> _Stored data_
═══

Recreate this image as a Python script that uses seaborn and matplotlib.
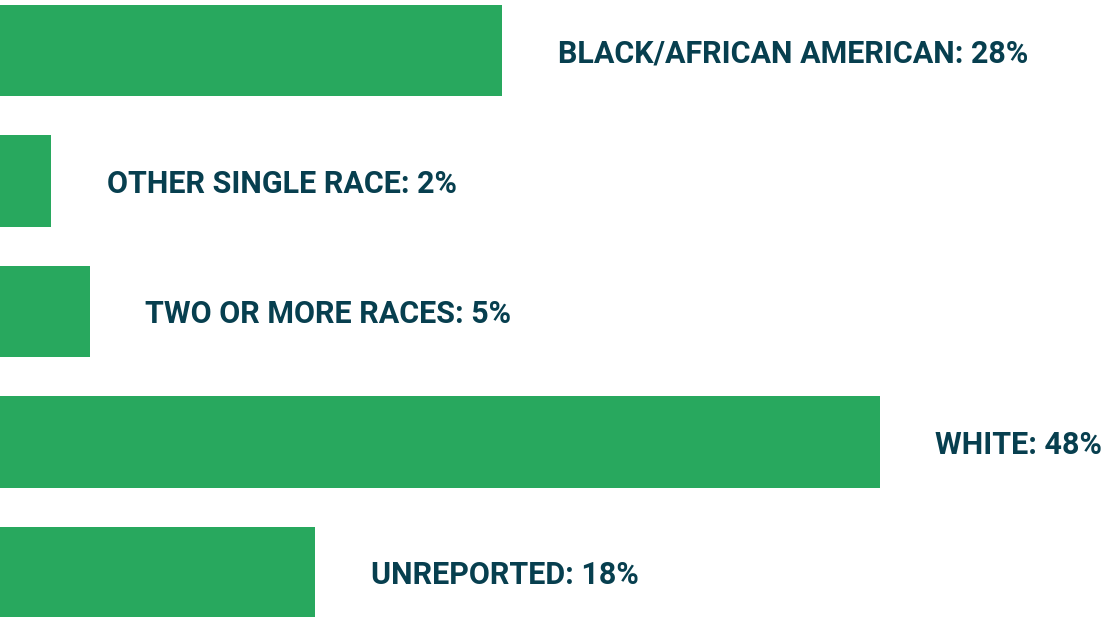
import matplotlib
matplotlib.use("Agg")
import matplotlib.pyplot as plt
import seaborn as sns
import pandas as pd

categories = ["BLACK/AFRICAN AMERICAN", "OTHER SINGLE RACE", "TWO OR MORE RACES", "WHITE", "UNREPORTED"]
values = [27.4, 2.8, 4.9, 48.0, 17.2]
labels = ["28%", "2%", "5%", "48%", "18%"]

sns.set_theme(style="white")
plt.rcParams["font.family"] = ["Roboto", "DejaVu Sans"]

df = pd.DataFrame({"category": categories, "value": values})

fig = plt.figure(figsize=(11.05, 6.17), dpi=100)
ax = fig.add_axes([0, 0, 1, 1])
sns.barplot(data=df, x="value", y="category", orient="h", color="#28A85E",
            saturation=1, width=0.7, linewidth=0, ax=ax)

for i, (cat, v, lab) in enumerate(zip(categories, values, labels)):
    ax.annotate(f"{cat}: {lab}", xy=(v, i), xytext=(40, -2), textcoords="offset points",
                va="center", ha="left", fontsize=22, fontweight="bold", color="#073F4F")

ax.set_xlim(0, 60.3)
ax.set_ylim(4.34, -0.388)
ax.axis("off")
fig.savefig("out.png", dpi=100)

═══

> _The task_
Repeat the material above word for word and skip every image in it.

> _Task solution_
Recreate this image as a Python script that uses seaborn and matplotlib.
import matplotlib
matplotlib.use("Agg")
import matplotlib.pyplot as plt
import seaborn as sns
import pandas as pd

categories = ["BLACK/AFRICAN AMERICAN", "OTHER SINGLE RACE", "TWO OR MORE RACES", "WHITE", "UNREPORTED"]
values = [27.4, 2.8, 4.9, 48.0, 17.2]
labels = ["28%", "2%", "5%", "48%", "18%"]

sns.set_theme(style="white")
plt.rcParams["font.family"] = ["Roboto", "DejaVu Sans"]

df = pd.DataFrame({"category": categories, "value": values})

fig = plt.figure(figsize=(11.05, 6.17), dpi=100)
ax = fig.add_axes([0, 0, 1, 1])
sns.barplot(data=df, x="value", y="category", orient="h", color="#28A85E",
            saturation=1, width=0.7, linewidth=0, ax=ax)

for i, (cat, v, lab) in enumerate(zip(categories, values, labels)):
    ax.annotate(f"{cat}: {lab}", xy=(v, i), xytext=(40, -2), textcoords="offset points",
                va="center", ha="left", fontsize=22, fontweight="bold", color="#073F4F")

ax.set_xlim(0, 60.3)
ax.set_ylim(4.34, -0.388)
ax.axis("off")
fig.savefig("out.png", dpi=100)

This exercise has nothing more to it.